Судя по твоим словам, Е Чэн-лун убит по Заранее обдуманному плану? — сказал с некоторым сомнением Чжан Нун, перебрав данные ему материалы.
— Судя по обстановке, можно предположить, что перед нами умышленное убийство.
— Не забывай, что Е Чэн-лун написал предсмертное письмо!
— Да, письмо написано рукою Е Чэн-луна. Но оно не окончено. Да и судя по выражениям, трудно предположить, чтобы это было предсмертное письмо. Если Е Чэн-лун решил покончить с собой, то почему он так писал? У него оставалась какая-то надежда, ведь в письме говорится о предстоящей встрече.
— А я и не обратил внимание на это! — хлопнув себя по лбу, сказал Чжан Нун.
Ли Цзянь достал сигареты, протянул пачку Чжан Нуну, закурил сам, затянулся несколько раз.
— По-моему, этот преступник очень хитро воспользовался этим обстоятельством.
— Значит, во время смерти Е Чэн-луна в его комнате находился кто-то еще.
— Именно! Вино и жареные бобы принесены тем человеком. После того как он отравил Е Чэн-луна, он, боясь, что мы обнаружим его, стирает следы пальцев на бутылке, уносит стакан, из которого пил сам, бумагу от жареных бобов и бросает их на дороге. Ясно, что он хочет представить все это, как самоубийство Е Чэн-луна.
Медленно шагая по комнате, Чжан Нун вдруг с сомнением сказал:
— Я не понимаю, какую цель преследовал убийца? Похищение чертежа номер четыреста семь?
— Возможно.
— Если это так, — продолжал развивать свою точку зрения Чжан Нун, — значит, этот тип, думая похитить чертеж, рассчитывал взять из кар мана убитого ключи от секретного отдела… — И, славно о чем-то вспомнив, добавил: — значит, этот человек должен быть среди нас…
— Я согласен с твоими выводами — это не только человек с завода, более того — он хороший знакомый Е Чэн-луна, который может вместе с ним выпивать и болтать о пустяках.

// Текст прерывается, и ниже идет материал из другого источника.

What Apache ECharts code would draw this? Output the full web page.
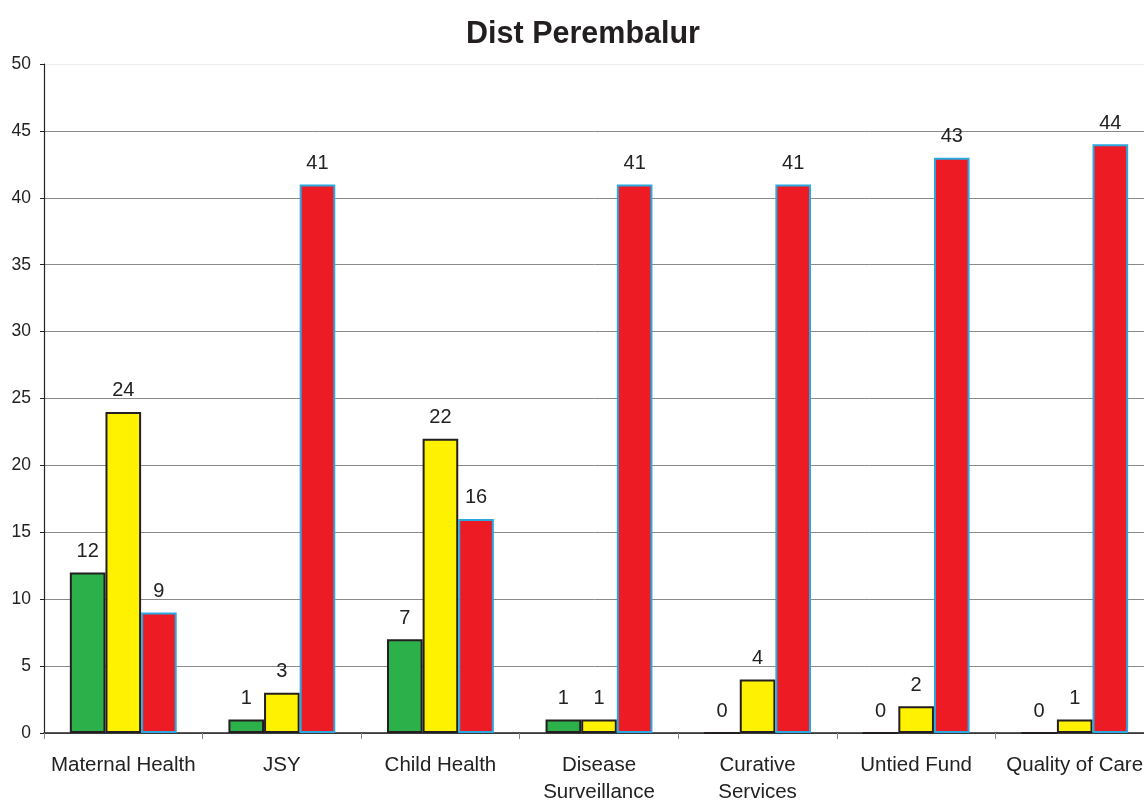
<!DOCTYPE html>
<html>
<head>
<meta charset="utf-8">
<script src="https://cdn.jsdelivr.net/npm/echarts@6/dist/echarts.min.js"></script>
<style>
  html, body { margin: 0; padding: 0; background: #fff; overflow: hidden; }
  #chart { width: 1144px; height: 802px; }
</style>
</head>
<body>
<div id="chart"></div>
<script>
// Programme areas assessed in the district
const categories = ['Maternal Health', 'JSY', 'Child Health', 'Disease\nSurveillance', 'Curative\nServices', 'Untied Fund', 'Quality of Care'];
const greenValues = [12, 1, 7, 1, 0, 0, 0];
const yellowValues = [24, 3, 22, 1, 4, 2, 1];
const redValues = [9, 41, 16, 41, 41, 43, 44];
const yTicks = { min: 0, max: 50, interval: 5 };

const chart = echarts.init(document.getElementById('chart'), null, { renderer: 'canvas', width: 1144, height: 802 });

const FONT = 'Liberation Sans, Arial, Helvetica, sans-serif';

const labelStyle = {
  show: true,
  position: 'top',
  distance: 11,
  color: '#222',
  fontSize: 20,
  fontFamily: FONT
};

function barSeries(name, data, fill, border) {
  return {
    name: name,
    type: 'bar',
    data: data,
    barGap: '0%',
    barCategoryGap: '32.6%',
    itemStyle: { color: fill, borderColor: border, borderWidth: 2 },
    label: labelStyle,
    emphasis: { disabled: true }
  };
}

// horizontal grid lines: grey, with the top one faint
const gridColors = [];
for (let v = yTicks.min; v <= yTicks.max; v += yTicks.interval) {
  gridColors.push(v === yTicks.max ? '#eeeeee' : '#8a8a8a');
}

chart.setOption({
  backgroundColor: '#ffffff',
  animation: false,
  title: {
    text: 'Dist Perembalur',
    left: 578,
    top: 14,
    textAlign: 'center',
    textStyle: { fontFamily: FONT, fontSize: 30.5, fontWeight: 'bold', color: '#231f20' }
  },
  // plot area runs past the right edge, so the last category is clipped
  grid: {
    left: 44, top: 64, width: 1110, height: 669,
    containLabel: false,
    outerBoundsMode: 'none'
  },
  xAxis: {
    type: 'category',
    data: categories,
    axisLine: { show: true, lineStyle: { color: '#222', width: 1.5 } },
    axisTick: { show: true, length: 6, lineStyle: { color: '#888' } },
    axisLabel: {
      color: '#222', fontSize: 20.5, fontFamily: FONT, margin: 18.5,
      lineHeight: 27.5, interval: 0
    },
    splitLine: { show: false }
  },
  yAxis: {
    type: 'value',
    min: yTicks.min,
    max: yTicks.max,
    interval: yTicks.interval,
    axisLine: { show: true, lineStyle: { color: '#222', width: 1.2 } },
    axisTick: { show: true, length: 4, lineStyle: { color: '#222' } },
    axisLabel: { color: '#222', fontSize: 17.5, fontFamily: FONT, margin: 13 },
    splitLine: { show: true, lineStyle: { color: gridColors, width: 1 } }
  },
  series: [
    barSeries('Green', greenValues, '#2cb04a', '#231f20'),
    barSeries('Yellow', yellowValues, '#fff200', '#231f20'),
    barSeries('Red', redValues, '#ed1c24', '#2aa8df')
  ]
});
</script>
</body>
</html>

— Но, насколько мне известно, Лю Сюэ-вэнь не был в числе знакомых Е Чэн-луна и никаких отношений, кроме чисто служебных, у них не было.
— Поэтому мы должны внимательно изучить вопрос о Лю Сюэ-вэне и решить, причастен он к этому делу или нет.

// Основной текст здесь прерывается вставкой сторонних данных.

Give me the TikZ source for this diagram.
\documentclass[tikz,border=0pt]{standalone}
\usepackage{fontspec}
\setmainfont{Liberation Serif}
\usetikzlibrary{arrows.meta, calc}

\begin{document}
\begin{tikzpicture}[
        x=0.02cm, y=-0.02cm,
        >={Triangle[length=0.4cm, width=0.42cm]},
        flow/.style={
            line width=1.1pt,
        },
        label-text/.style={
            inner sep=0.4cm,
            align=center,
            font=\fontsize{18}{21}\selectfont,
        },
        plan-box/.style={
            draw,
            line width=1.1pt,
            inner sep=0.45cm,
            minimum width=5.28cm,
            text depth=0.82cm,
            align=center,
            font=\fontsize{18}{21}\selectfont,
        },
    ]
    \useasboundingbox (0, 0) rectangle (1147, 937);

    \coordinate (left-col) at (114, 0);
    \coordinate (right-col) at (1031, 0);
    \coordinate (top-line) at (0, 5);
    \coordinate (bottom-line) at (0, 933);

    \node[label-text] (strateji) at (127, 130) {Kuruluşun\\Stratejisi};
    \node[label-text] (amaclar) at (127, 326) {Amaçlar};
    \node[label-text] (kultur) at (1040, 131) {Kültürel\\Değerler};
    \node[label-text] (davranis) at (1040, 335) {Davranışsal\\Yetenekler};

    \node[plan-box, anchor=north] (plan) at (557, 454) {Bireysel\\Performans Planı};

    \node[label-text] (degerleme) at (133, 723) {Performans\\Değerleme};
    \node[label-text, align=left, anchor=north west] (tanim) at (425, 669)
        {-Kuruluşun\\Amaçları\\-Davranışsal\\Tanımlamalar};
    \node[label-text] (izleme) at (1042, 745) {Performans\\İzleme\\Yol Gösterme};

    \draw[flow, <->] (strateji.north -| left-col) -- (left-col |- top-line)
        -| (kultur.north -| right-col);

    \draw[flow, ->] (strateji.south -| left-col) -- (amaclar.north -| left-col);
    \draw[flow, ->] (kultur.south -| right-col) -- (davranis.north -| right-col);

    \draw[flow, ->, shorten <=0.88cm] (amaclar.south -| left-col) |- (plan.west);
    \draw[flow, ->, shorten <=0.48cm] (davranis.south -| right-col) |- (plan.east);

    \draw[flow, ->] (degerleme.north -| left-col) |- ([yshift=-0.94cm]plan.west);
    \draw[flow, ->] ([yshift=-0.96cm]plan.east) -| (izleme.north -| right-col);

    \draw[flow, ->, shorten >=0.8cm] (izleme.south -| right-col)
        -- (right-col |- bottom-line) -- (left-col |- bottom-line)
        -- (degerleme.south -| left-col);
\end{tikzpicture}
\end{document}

— Если это не Лю Сюэ-вэнь, то каким образом его квитанция очутилась в комнате? Ведь, кроме начальника секретного отдела, туда никто не входил. Нет ли здесь противоречия?

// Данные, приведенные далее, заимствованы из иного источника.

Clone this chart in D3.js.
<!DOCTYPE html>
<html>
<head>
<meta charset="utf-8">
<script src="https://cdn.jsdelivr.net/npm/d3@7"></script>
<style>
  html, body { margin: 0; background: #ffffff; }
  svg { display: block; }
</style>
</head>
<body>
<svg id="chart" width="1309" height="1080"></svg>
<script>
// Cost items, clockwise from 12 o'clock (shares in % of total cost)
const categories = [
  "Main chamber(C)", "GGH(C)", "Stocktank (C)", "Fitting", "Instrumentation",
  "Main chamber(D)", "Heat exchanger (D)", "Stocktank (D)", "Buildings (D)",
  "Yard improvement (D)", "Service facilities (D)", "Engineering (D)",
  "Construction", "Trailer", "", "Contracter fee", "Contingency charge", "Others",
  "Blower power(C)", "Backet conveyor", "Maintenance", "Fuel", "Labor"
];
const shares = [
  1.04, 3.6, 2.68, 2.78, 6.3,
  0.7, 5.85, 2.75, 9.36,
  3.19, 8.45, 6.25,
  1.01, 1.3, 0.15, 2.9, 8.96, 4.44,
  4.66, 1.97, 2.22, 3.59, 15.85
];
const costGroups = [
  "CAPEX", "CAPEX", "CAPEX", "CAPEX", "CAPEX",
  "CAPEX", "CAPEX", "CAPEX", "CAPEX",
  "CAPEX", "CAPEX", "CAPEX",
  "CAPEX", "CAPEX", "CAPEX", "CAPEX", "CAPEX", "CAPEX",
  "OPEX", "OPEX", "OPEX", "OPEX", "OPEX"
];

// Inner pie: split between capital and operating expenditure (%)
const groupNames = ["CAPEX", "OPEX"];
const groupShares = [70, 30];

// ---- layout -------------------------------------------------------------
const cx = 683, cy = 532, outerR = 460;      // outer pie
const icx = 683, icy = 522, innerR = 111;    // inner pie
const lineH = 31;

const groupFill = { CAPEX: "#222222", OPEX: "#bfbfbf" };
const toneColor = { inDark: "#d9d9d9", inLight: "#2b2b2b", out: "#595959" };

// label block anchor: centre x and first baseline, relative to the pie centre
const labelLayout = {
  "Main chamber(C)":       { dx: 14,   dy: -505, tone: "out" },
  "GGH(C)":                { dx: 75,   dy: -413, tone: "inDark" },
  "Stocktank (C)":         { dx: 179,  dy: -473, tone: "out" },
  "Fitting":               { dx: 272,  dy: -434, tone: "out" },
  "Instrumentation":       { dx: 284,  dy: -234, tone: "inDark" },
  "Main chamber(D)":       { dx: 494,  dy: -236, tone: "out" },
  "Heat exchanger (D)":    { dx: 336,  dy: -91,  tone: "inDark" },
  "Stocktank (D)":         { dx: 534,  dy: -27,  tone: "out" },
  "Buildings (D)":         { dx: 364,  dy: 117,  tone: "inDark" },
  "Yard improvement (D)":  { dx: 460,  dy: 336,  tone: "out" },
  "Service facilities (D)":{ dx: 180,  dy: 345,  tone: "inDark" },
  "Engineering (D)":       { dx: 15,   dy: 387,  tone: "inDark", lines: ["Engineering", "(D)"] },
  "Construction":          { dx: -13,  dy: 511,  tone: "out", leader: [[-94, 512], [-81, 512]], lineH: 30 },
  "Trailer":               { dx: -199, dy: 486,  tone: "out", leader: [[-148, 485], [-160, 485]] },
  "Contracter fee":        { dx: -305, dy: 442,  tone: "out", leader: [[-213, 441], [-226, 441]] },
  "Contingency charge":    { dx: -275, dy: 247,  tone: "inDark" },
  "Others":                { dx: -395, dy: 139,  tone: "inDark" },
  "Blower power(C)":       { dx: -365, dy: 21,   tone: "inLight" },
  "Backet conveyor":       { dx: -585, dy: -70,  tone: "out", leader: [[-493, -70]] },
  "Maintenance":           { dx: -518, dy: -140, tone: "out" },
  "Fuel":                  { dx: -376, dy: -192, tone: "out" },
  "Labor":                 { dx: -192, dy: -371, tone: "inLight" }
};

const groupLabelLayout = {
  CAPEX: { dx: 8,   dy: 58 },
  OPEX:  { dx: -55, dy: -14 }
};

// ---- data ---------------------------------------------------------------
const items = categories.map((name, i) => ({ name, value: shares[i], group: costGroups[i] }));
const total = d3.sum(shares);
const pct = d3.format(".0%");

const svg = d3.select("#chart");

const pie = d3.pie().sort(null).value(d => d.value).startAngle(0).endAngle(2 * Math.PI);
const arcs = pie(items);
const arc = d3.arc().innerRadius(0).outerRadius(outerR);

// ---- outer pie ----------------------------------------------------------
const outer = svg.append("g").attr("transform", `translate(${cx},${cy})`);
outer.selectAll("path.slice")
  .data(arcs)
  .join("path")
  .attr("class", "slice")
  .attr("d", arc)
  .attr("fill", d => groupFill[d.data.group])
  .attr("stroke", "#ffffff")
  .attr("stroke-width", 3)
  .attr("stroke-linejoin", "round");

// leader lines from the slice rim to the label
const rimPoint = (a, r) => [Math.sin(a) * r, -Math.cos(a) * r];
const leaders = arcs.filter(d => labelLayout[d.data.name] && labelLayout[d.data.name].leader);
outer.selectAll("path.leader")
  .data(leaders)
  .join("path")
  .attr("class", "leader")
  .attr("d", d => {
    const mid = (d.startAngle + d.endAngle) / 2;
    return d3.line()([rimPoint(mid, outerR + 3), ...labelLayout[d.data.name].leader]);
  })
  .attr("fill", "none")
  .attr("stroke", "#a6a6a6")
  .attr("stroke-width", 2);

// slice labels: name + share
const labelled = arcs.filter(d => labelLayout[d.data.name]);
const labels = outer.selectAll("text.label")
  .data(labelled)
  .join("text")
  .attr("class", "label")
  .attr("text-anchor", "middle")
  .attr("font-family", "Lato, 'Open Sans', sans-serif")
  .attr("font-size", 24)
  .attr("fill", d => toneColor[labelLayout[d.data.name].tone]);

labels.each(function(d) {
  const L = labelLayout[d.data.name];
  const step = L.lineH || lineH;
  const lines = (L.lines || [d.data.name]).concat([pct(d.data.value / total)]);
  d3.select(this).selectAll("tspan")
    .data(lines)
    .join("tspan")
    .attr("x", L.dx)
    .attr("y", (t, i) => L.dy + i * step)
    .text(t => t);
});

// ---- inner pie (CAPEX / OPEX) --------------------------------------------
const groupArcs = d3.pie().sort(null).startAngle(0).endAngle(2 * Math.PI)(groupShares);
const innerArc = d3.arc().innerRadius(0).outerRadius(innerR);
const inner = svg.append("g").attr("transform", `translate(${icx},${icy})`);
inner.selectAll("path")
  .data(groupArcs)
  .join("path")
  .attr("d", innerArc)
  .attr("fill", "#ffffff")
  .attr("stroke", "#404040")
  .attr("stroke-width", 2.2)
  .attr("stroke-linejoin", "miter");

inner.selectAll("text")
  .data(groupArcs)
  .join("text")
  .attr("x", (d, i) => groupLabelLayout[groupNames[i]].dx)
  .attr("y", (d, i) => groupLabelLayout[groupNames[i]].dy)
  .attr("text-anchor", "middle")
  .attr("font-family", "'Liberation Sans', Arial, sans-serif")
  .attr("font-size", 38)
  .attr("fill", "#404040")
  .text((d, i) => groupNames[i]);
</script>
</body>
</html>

— Есть, конечно. — Ли Цзянь потушил в пепельнице сигарету. — Но разве враг после хитрости с «самоубийством» Е Чэи-луна не мог придумать чего-нибудь другого?
В парке
В воскресенье выдалась особенно ясная погода. По уединенной аллее парка легким шагом шел молодой человек лет тридцати с завитыми волосами. Белки глаз у него были покрыты сетью красных жилок; беспрестанно поднося руку ко рту, он зевал. Большим усилием воли он старался придать лицу веселое выражение.
Хотя время было раннее, в парке было довольно много гуляющих, особенно пионеров, которые с красными флажками, переговариваясь и смеясь, направлялись на гору.
Впереди вокруг большого фонтана собралось много людей, в воздух били серебряные струи и с легким плеском падали обратно. Фонтан как-будто привлек внимание молодого человека, он обошел вокруг фонтана, но ничего особенного не обнаружил: все люди казались ему унылыми, к фонтану он тоже потерял интерес, принял равнодушный вид и, тихонько насвистывая, направился к горе. Бросая взгляды направо и налево, он заметил, что по одной из тропинок справа не торопясь идет старик. Небольшого роста, с тщательно причесанными седеющими волосами, он был одет в белую шелковую рубашку, светлые брюки европейского покроя, поддерживаемые подтяжками. С одного взгляда можно было определить, что это очень аккуратный человек. Он часто останавливался, прислушиваясь к пению птиц, белой тростью отстукивал ритм, и лицо его заливала всепонимающая улыбка. Завитой юноша и старик обменялись взглядом и продолжали медленно идти вперед.
Народу в парке становилось все больше и больше.
По каменным ступеням юноша поднялся на самый верх горы, облокотился на перила и смотрел вниз.